Federated Graph Representation Learning using Self-Supervision
- Susheel Suresh ,
- Danny Godbout ,
- Arko Mukherjee ,
- Mayank Shrivastava ,
- Jennifer Neville ,
- Pan Li
2210.15120 |
Published by arXiv
Federated graph representation learning (FedGRL) brings the benefits of distributed training to graph structured data while simultaneously addressing some privacy and compliance concerns related to data curation. However, several interesting real-world graph data characteristics viz. label deficiency and downstream task heterogeneity are not taken into consideration in current FedGRL setups. In this paper, we consider a realistic and novel problem setting, wherein cross-silo clients have access to vast amounts of unlabeled data with limited or no labeled data and additionally have diverse downstream class label domains. We then propose a novel FedGRL formulation based on model interpolation where we aim to learn a shared global model that is optimized collaboratively using a self-supervised objective and gets downstream task supervision through local client models.
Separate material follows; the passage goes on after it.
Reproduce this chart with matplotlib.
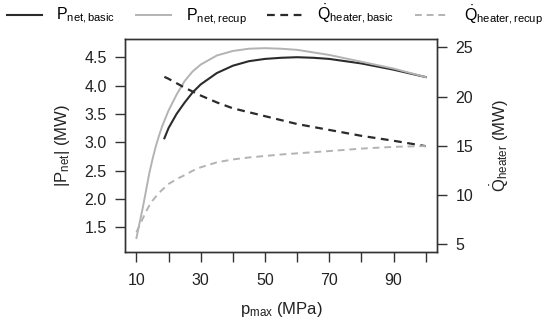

We provide a specific instantiation of our general formulation using BGRL a SoTA self-supervised graph representation learning method and we empirically verify its effectiveness through realistic cross-slio datasets: (1) we adapt the Twitch Gamer Network which naturally simulates a cross-geo scenario and show that our formulation can provide consistent and avg. 6.1% gains over traditional supervised federated learning objectives and on avg. 1.7% gains compared to individual client specific self-supervised training and (2) we construct and introduce a new cross-silo dataset called Amazon Co-purchase Networks that have both the characteristics of the motivated problem setting. And, we witness on avg. 11.5% gains over traditional supervised federated learning and on avg. 1.9% gains over individually trained self-supervised models. Both experimental results point to the effectiveness of our proposed formulation. Finally, both our novel problem setting and dataset contributions provide new avenues for the research in FedGRL.